The budget for A Fool’s Advice was tight; the schedule was demanding. Ed Bernds, the head sound mixer on the picture, described the production as “murderous, the worst of any picture” he ever worked on. “The picture was shot with everything Columbia,” said Bernds. “Columbia sound, Columbia photography.” Bernds saw Fay’s script as “a haphazard, pointless story. Mainly a vehicle for a couple of Frank Fay monologues.
“Fay was the leading man and the producer,” said Bernds. “We worked 105 hours from early Monday morning to late Sunday night; we finished on Sunday at three or four o’clock in the morning.” Bernds was getting paid $85 a week regardless of the number of hours he worked. “I didn’t get paid overtime,” he said, “not a nickel.”
Bernds described Fay as “sluggish until he was about to do a scene. Then he would come to life. We shot some of the picture in Encino Park,” where the RKO Ranch was located, one of the lowest spots in the valley.
“There were rain scenes,” said Bernds. “It was midwinter. The mist from Columbia’s rain towers produced a kind of spray. It was so cold the spray froze on our sound truck, and on us,” said Bernds. “[The picture] was done in six miserable days of shooting.”
Fay’s lyrical vision was an evocation of an idealistic forward-moving America, an America of promise and principle. There are no heroes, just simple, hardworking people, a community full of eccentrics and the fellow who loves them all, people who press onward with dignity and conviction, each in his or her own way.
The picture was not a great work of art—it was static, and except for Fay no one has a real character—but it tapped into a feeling that was beginning to make its way across the country as a result of the Depression. The picture embodied the common touch—small-town values, simplicity, and innocence—that was missing from most pictures coming out of the studios.
The gymnasium at 441 Bristol Avenue, the house that Fay built and built and built—and that Barbara continued to pay for. The dining room he designed was large enough to accommodate a thirty-foot table with six chairs on either side and a chair at each end. (COURTESY TONY FAY)
While B. P. Schulberg, then production chief at Paramount, had discovered that the public wanted family pictures with real characters and down-to-earth themes and that the trend was away from sophistication with its sex and frankness, the studios were much more apt to make pictures like Shopworn and Safe in Hell—with sex, sin, and redemption—than A Fool’s Advice.
• • •
Production on Shopworn ended four days after Christmas (the studio gave each of its employees a $10 gold piece to celebrate the holiday).

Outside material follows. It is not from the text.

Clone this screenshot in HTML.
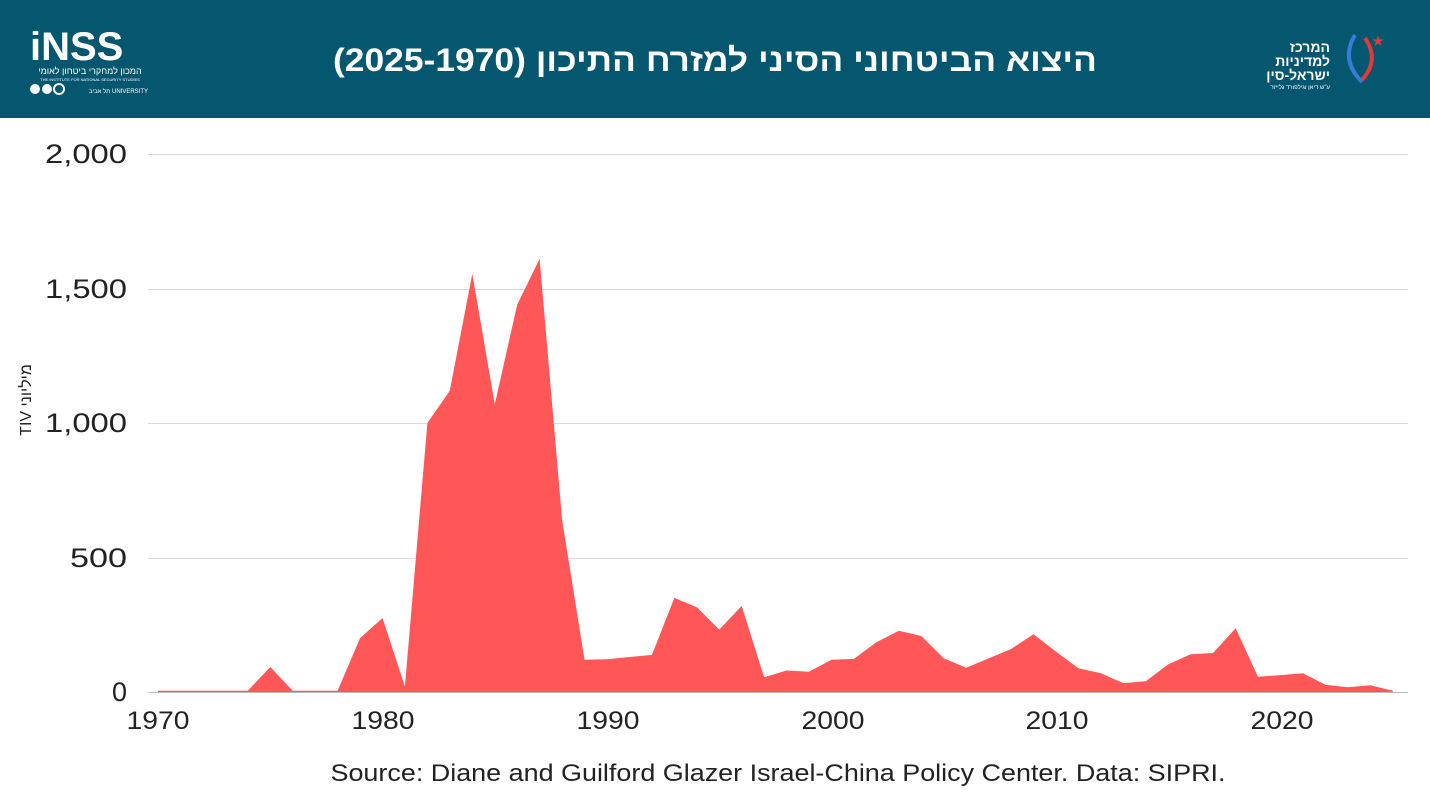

Barbara was working at the studio, while Frank was busy overseeing the construction on their new house in the Brentwood Heights section of Los Angeles. The estate was situated on four acres of land on Bristol and Cliffwood. A large white wall enclosed 441 Bristol Avenue.
The house had originally been built in 1926. Fay was adding a fifty-yard swimming pool, one of the largest in the colony, with a cabana in Spanish style and a red tile roof. He was overseeing as well the building of a large separate gymnasium with wood interior and exposed wood rafters and beams. Windows and French doors were to line the walls looking out on the lawn. The main room was designed to be expansive, with exercise apparatus, billiard tables, and a full-size punching bag to accommodate Fay’s lifelong wish of being a prizefighter. He frequently walked through the house wearing green running trunks and bedroom slippers. Both Barbara and Frank frequently went to the fights. Barbara’s favorite boxer was Jimmy McLarnin. A six-car garage was being built to house the Fays’ two Fords, one opened and one closed, their Lincoln Phaeton, and their Cadillac limousine. A wooded landscape surrounded the house. A garden was being put in
that would be illumined at night.
Fay ordered large religious statues of Jesus and the Virgin Mary to be placed on the grounds in and among the flower beds. Other statuary, five feet tall, was placed near the house. There were grottoes, bridges, and in the shrubbery behind the house a miniature two-foot-high stone Italian castle. A separate building was built to house the servants, who included a butler, cook, chauffeur, and night watchman.
The living room of the main house was done in Spanish decor. A den, outside Barbara’s bedroom and across from Fay’s, was designed by Fay to look like an English pub and was where Fay and Barbara preferred to spend time after dinner. The den’s walls, ceiling, and floor were paneled in dark mahogany. Red leather sofas and chairs filled the room, with a portrait of Shakespeare hanging over the imposing mantelpiece. Four walls with screened-in floor-to-ceiling mahogany bookcases, Prairie-style, held the Fays’ collection of first editions, many of which had been signed by the authors.
Fay designed the bedrooms himself, including the drapes and the furnishings. The towels, washcloths, and linens were each monogrammed with the letters FAY, as was Fay’s bedspread.
Frank specially designed the entrance to Barbara’s bedroom. Instead of being the standard dimensions, it was a small doorway that Fay designed to fit Barbara’s diminutive size. The bedroom was furnished in white. A gold vanity with a tray had a special gold plaque from Fay that read: “Barbara, just to remind you I love you.” The large dining room accommodated a thirty-foot table with six chairs on either side and a chair at each end. Opposite the table was an equally imposing buffet that held a large sterling silver tea and coffee set. The kitchen was hotel-like.
The surrounding grounds took up the entire block. Joan Crawford lived up the street on Beverly; Helen Twelvetrees was across from the Fays. Hal Roach had a house down the block.